Go through the listing below and list every line with "React".

● Information shown
'''

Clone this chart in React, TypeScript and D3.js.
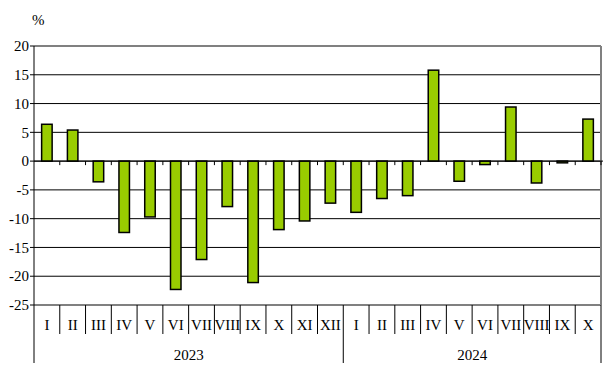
import React from "react";
import * as d3 from "d3";

const months = ["I","II","III","IV","V","VI","VII","VIII","IX","X","XI","XII","I","II","III","IV","V","VI","VII","VIII","IX","X"];
const values = [6.4,5.4,-3.6,-12.4,-9.7,-22.3,-17.1,-7.9,-21.1,-11.9,-10.4,-7.3,-8.9,-6.5,-6.0,15.8,-3.5,-0.6,9.4,-3.8,-0.3,7.3];
const years = [{ label: "2023", start: 0, end: 12 }, { label: "2024", start: 12, end: 22 }];
const yTicks = [20,15,10,5,0,-5,-10,-15,-20,-25];

const W = 608, H = 377;
const left = 34, right = 601, top = 46, bottom = 305;
const font = "Liberation Serif, Times New Roman, Times, DejaVu Serif, serif";
const ts: React.CSSProperties = { fontFamily: font, fontSize: 15 };

export default function App() {
  const x = d3.scaleBand<number>().domain(d3.range(months.length)).range([left, right]).paddingInner(0).paddingOuter(0);
  const y = d3.scaleLinear().domain([-25, 20]).range([bottom, top]);
  const bw = x.bandwidth();
  const barW = 10.5;
  return (
    <svg width={W} height={H} style={{ position: "absolute", left: 0, top: 0 }}>
      <rect x={0} y={0} width={W} height={H} fill="#fff" />
      <text x={32} y={25} style={ts} fill="#000">%</text>
      {yTicks.filter(t => t !== 20 && t !== -25).map(t => (
        <line key={"g" + t} x1={left} x2={right} y1={y(t)} y2={y(t)} stroke="#000" strokeWidth={1} />
      ))}
      <line x1={left} x2={right} y1={y(20)} y2={y(20)} stroke="#808080" strokeWidth={2} />
      <line x1={left} x2={right} y1={y(-25)} y2={y(-25)} stroke="#808080" strokeWidth={2} />
      <line x1={right} x2={right} y1={y(20)} y2={y(-25)} stroke="#808080" strokeWidth={2} />
      {values.map((v, i) => {
        const cx = (x(i) as number) + bw / 2;
        const y0 = y(0), y1 = y(v);
        return (
          <rect key={"b" + i} x={cx - barW / 2} y={Math.min(y0, y1)} width={barW} height={Math.max(Math.abs(y1 - y0), 1)}
            fill="#99cc00" stroke="#000" strokeWidth={1.5} />
        );
      })}
      <line x1={left} x2={right + 2} y1={y(0)} y2={y(0)} stroke="#000" strokeWidth={1} />
      {d3.range(1, months.length + 1).map(i => (
        <line key={"zt" + i} x1={left + i * bw} x2={left + i * bw} y1={y(0)} y2={y(0) + 4} stroke="#000" strokeWidth={1} />
      ))}
      <line x1={left} x2={left} y1={y(20)} y2={363} stroke="#000" strokeWidth={1} />
      {yTicks.map(t => (
        <g key={"yt" + t}>
          <line x1={left - 4} x2={left} y1={y(t)} y2={y(t)} stroke="#000" strokeWidth={1} />
          <text x={29} y={y(t)} dy="0.35em" textAnchor="end" style={ts} fill="#000">{t}</text>
        </g>
      ))}
      {months.map((m, i) => (
        <text key={"m" + i} x={(x(i) as number) + bw / 2} y={330} textAnchor="middle" style={ts} fill="#000">{m}</text>
      ))}
      {d3.range(1, months.length).map(i => (
        <line key={"ms" + i} x1={left + i * bw} x2={left + i * bw} y1={bottom} y2={i === 12 ? 363 : 334} stroke="#000" strokeWidth={1} />
      ))}
      <line x1={right} x2={right} y1={bottom} y2={363} stroke="#000" strokeWidth={1} />
      {years.map(yr => (
        <text key={yr.label} x={left + ((yr.start + yr.end) / 2) * bw} y={360} textAnchor="middle" style={ts} fill="#000">{yr.label}</text>
      ))}
    </svg>
  );
}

'''

● Worked answer
Clone this chart in React, TypeScript and D3.js.
import React from "react";
const ts: React.CSSProperties = { fontFamily: font, fontSize: 15 };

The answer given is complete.